California, just beginning to grapple with its housing crisis, saw in SB 50 the value in starting out strong: The bill’s ambition matched the scale of the crisis. And while it ultimately died on the Senate floor, the bill helped push housing to the top of the legislature’s agenda and elevate the perceived strength of the YIMBY movement. It also drew fire away from those minor ADU tweaks.

Those relatively modest ADU reforms passed — and showed the power of fine print. In 2016, cities and counties issued 1,336 ADU permits; in 2017, they issued 5,153; in 2023, they issued more than 28,000. That’s thousands of new homes.

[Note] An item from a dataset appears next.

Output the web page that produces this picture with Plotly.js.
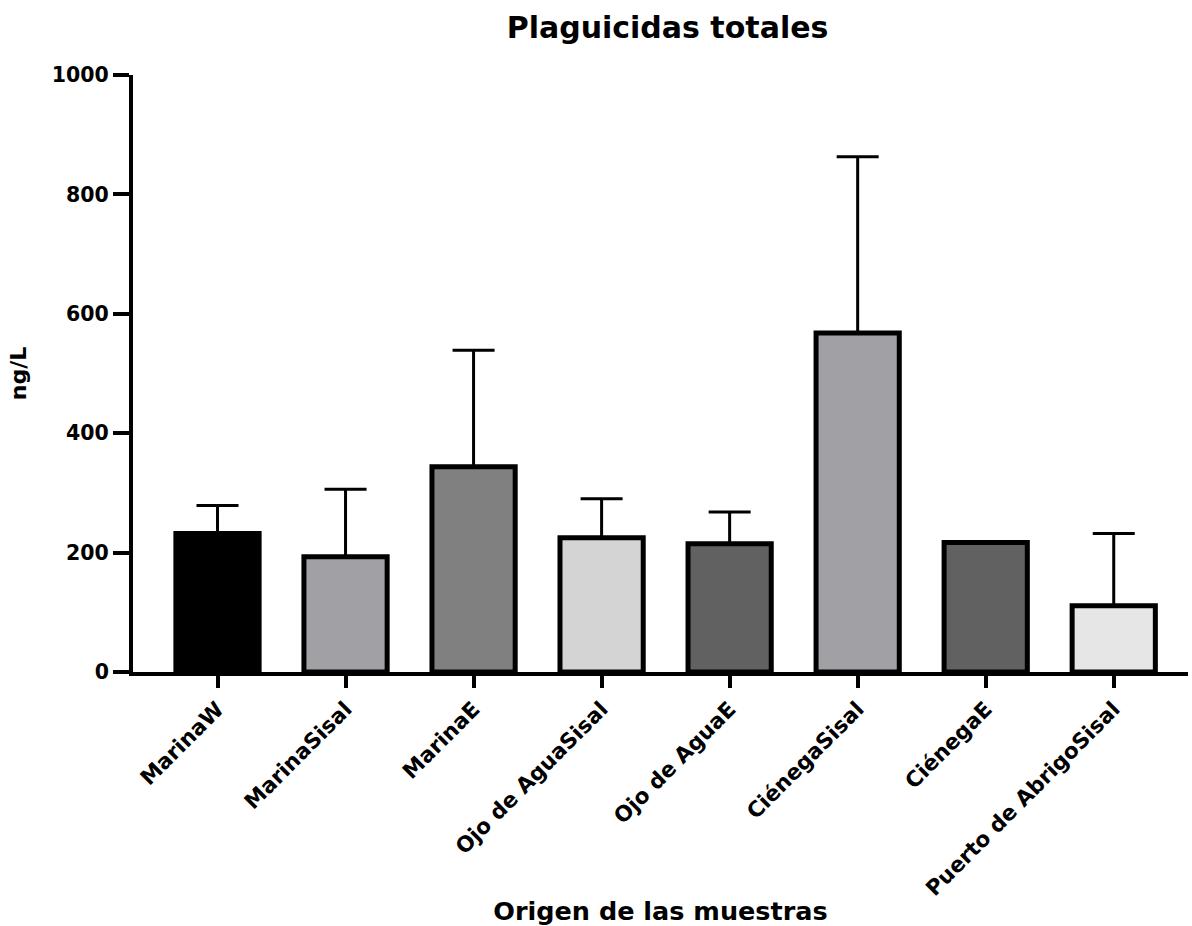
<!DOCTYPE html>
<html>
<head>
<meta charset="utf-8">
<script src="https://cdn.plot.ly/plotly-3.0.1.min.js"></script>
<style>html,body{margin:0;padding:0;background:#fff;}#chart{width:1192px;height:926px;}</style>
</head>
<body>
<div id="chart"></div>
<script>
const categories = ["MarinaW", "MarinaSisal", "MarinaE", "Ojo de AguaSisal", "Ojo de AguaE", "CiénegaSisal", "CiénegaE", "Puerto de AbrigoSisal"];
const means = [232, 193, 344, 225, 215, 568, 217, 111];
const errUp = [47, 113, 195, 65, 53, 295, 0, 121];
const errDown = [0, 0, 0, 0, 0, 0, 0, 0];
const fills = ["#000000", "#a1a0a5", "#808080", "#d4d4d4", "#616161", "#a1a0a5", "#616161", "#e6e6e6"];
const yTicks = [0, 200, 400, 600, 800, 1000];

const FONT = "DejaVu Sans, Arial, sans-serif";

const trace = {
  type: "bar",
  x: categories,
  y: means,
  marker: { color: fills, line: { color: "#000", width: 5 } },
  error_y: {
    type: "data", symmetric: false, array: errUp, arrayminus: errDown,
    visible: true, color: "#000", thickness: 3, width: 21
  },
  hoverinfo: "x+y"
};

const layout = {
  width: 1192, height: 926,
  paper_bgcolor: "#fff", plot_bgcolor: "#fff",
  margin: { l: 133, r: 4, t: 75, b: 254 },
  bargap: 0.35,
  showlegend: false,
  title: {
    text: "<b>Plaguicidas totales</b>",
    font: { family: FONT, size: 30, color: "#000" },
    x: 0.56, xanchor: "center", y: 0.97, yanchor: "middle"
  },
  xaxis: {
    type: "category",
    range: [-0.66, 7.58],
    showline: true, linecolor: "#000", linewidth: 4,
    ticks: "outside", ticklen: 12, tickwidth: 4, tickcolor: "#000",
    tickangle: -45,
    tickfont: { family: FONT, size: 21.5, color: "#000", weight: "bold" },
    showgrid: false, zeroline: false,
    title: { text: "<b>Origen de las muestras</b>", font: { family: FONT, size: 25.5, color: "#000" }, standoff: 20 }
  },
  yaxis: {
    range: [0, 1000],
    tickvals: yTicks,
    ticktext: yTicks.map(String),
    showline: true, linecolor: "#000", linewidth: 4,
    ticks: "outside", ticklen: 16, tickwidth: 4, tickcolor: "#000",
    tickfont: { family: FONT, size: 20.5, color: "#000", weight: "bold" },
    showgrid: false, zeroline: false,
    title: { text: "<b>ng/L</b>", font: { family: FONT, size: 22, color: "#000" }, standoff: 20 }
  }
};

Plotly.newPlot("chart", [trace], layout, { displayModeBar: false, staticPlot: true });
</script>
</body>
</html>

YIMBYs in both the legislature and at the local level have been building on ADU law since 2016. Part of the secret to this approach has been that housing advocates approach ADU policy as a single coherent package: they have fought for tweaks related not just to zoning and permitting, but also to utility hookups, parking requirements, owner-occupancy rules and so on. The sheer comprehensiveness of ADU reform is an important takeaway in itself; exclusionary jurisdictions will use every tool at their disposal to block new housing, so any attempt to legalize a particular housing typology must be watertight.

A cautionary note

Not every lesson from California is a positive one, however. Take the story of SB 9, a bill from 2021. That bill, which was hyped as the effective end of single-family zoning in California, was supposed to allow for the construction of duplexes on most single-family lots; further, it would allow homeowners to split those lots in two, effectively legalizing the creation of up to four units of housing where previously only one had been permissible. It was a great idea in concept, but the results have been disappointing: In the first year since implementation, California’s largest cities approved just a handful of SB 9 permits.

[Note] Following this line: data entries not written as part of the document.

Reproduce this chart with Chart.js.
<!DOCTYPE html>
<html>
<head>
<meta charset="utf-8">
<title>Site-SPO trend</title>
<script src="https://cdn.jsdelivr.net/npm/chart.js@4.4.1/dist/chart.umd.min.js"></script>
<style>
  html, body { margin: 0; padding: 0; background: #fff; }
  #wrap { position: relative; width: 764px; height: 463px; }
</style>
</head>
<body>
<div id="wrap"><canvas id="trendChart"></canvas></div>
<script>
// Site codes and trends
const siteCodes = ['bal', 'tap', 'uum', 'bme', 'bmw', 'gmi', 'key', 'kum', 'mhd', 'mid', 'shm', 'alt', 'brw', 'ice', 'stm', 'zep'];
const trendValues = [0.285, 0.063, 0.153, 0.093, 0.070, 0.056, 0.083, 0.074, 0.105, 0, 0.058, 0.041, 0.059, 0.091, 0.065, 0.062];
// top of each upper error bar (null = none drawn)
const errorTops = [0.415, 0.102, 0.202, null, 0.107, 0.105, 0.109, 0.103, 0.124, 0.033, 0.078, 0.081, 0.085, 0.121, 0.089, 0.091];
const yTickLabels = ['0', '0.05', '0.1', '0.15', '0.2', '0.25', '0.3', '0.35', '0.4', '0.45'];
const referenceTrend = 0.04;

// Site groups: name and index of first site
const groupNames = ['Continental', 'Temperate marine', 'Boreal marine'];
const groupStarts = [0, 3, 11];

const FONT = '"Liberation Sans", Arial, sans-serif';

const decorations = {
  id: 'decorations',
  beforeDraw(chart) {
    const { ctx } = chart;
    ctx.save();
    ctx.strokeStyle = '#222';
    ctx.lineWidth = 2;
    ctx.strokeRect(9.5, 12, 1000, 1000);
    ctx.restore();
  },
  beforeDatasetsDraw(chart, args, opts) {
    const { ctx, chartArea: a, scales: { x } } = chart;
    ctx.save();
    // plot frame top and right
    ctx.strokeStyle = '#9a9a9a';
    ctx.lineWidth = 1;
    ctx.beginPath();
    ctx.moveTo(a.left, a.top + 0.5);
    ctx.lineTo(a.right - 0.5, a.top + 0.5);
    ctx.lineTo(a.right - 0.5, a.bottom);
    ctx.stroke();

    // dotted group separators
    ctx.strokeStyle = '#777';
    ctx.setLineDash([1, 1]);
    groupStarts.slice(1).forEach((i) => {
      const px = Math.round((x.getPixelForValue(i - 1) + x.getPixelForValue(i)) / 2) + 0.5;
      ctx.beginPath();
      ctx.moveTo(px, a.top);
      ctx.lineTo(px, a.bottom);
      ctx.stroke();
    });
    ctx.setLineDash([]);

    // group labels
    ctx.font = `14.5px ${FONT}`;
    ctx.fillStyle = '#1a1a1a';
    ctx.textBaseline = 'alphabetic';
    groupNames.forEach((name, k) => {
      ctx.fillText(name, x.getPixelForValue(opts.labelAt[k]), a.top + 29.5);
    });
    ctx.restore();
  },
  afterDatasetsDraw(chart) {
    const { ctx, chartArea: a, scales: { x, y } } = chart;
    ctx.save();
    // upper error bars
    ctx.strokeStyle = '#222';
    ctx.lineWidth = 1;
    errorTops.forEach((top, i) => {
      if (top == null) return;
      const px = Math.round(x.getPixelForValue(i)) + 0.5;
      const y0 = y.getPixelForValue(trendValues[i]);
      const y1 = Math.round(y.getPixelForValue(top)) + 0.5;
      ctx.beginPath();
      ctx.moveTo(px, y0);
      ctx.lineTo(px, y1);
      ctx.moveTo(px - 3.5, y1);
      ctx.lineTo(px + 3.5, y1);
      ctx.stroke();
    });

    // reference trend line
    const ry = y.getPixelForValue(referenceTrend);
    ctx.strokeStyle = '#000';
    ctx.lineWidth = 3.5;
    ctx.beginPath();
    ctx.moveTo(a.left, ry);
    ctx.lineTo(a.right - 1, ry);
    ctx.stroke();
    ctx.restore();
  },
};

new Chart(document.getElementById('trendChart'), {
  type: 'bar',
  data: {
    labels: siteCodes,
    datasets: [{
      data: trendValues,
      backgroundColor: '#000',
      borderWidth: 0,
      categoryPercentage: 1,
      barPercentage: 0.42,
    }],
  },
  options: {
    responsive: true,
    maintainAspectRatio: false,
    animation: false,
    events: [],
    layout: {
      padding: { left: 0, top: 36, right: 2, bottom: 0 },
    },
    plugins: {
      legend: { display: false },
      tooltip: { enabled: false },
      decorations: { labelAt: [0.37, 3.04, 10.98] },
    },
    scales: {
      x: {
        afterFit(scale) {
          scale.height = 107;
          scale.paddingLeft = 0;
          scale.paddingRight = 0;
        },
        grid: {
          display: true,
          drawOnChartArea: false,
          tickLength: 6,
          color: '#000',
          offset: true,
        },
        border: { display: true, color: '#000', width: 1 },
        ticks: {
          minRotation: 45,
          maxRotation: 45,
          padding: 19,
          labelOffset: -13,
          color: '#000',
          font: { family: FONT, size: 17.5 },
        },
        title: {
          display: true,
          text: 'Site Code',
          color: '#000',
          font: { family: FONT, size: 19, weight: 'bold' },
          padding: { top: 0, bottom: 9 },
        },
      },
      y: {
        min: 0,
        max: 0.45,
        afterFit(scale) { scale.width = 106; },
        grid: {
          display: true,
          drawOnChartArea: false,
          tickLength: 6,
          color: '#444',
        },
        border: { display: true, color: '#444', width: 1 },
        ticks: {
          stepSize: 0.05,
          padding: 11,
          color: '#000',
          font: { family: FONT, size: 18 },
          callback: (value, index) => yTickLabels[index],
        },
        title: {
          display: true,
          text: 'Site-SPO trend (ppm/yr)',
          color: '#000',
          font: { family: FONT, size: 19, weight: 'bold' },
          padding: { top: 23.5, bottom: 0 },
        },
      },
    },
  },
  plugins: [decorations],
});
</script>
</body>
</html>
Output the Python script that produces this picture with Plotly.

SB 9 hasn’t worked for a few reasons. First, the bill is far from watertight: Some jurisdictions have succeeded in keeping out SB 9 projects through tricks like imposing unworkable design standards and making tactical use of historic preservation rules. Second, just because it is legally feasible to build something, that doesn’t mean it is economical: Converting a single-family home into two duplexes tends to cost more money than it is worth. And third, many people who own single-family lots already had an option for adding one or two additional units: It is likely that SB 9 is, to an extent, a victim of ADU reform’s success.

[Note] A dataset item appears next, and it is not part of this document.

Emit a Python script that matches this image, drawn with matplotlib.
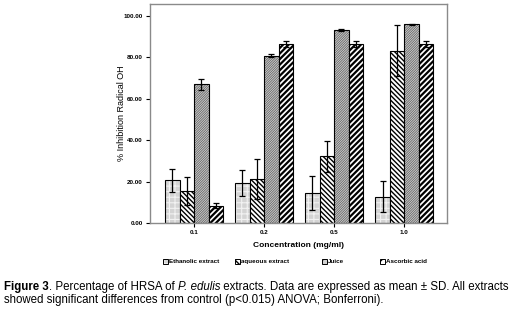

In 2024, a new piece of legislation fixed some of the flaws in SB 9, but most of the underlying problems remain. Cleaning up the legislation has proved challenging, as there appears to be little appetite in the legislature for revisiting the original, fairly bruising fight to pass it. (Another cleanup attempt, this year’s SB 677, didn’t make it out of committee.)

One lesson here is that it is better to underpromise and only ask your allies to take hard votes if there will be a substantial policy or political payoff. Overpromise today; engender cynicism tomorrow.

Another important takeaway is that economic feasibility is everything when it comes to pro-housing legislation: If you want units to get built, you need to make sure that it is worth someone’s while to build them. That means the process needs to be as smooth and efficient as possible, and the rules need to be flexible enough that projects will reliably yield sufficient returns to compensate developers’ shouldered risk. ADU reform satisfied these requirements; SB 9 did not.

If future attempts at state-level housing reform are going to succeed, New York’s pro-housing advocates will likely need to engage in deeper grassroots organizing, especially outside of the five boroughs; they will need to cultivate charismatic and highly sophisticated legislative champions, ideally on both sides of the aisle; and they’ll need to pay close attention to the legislative politics of reform.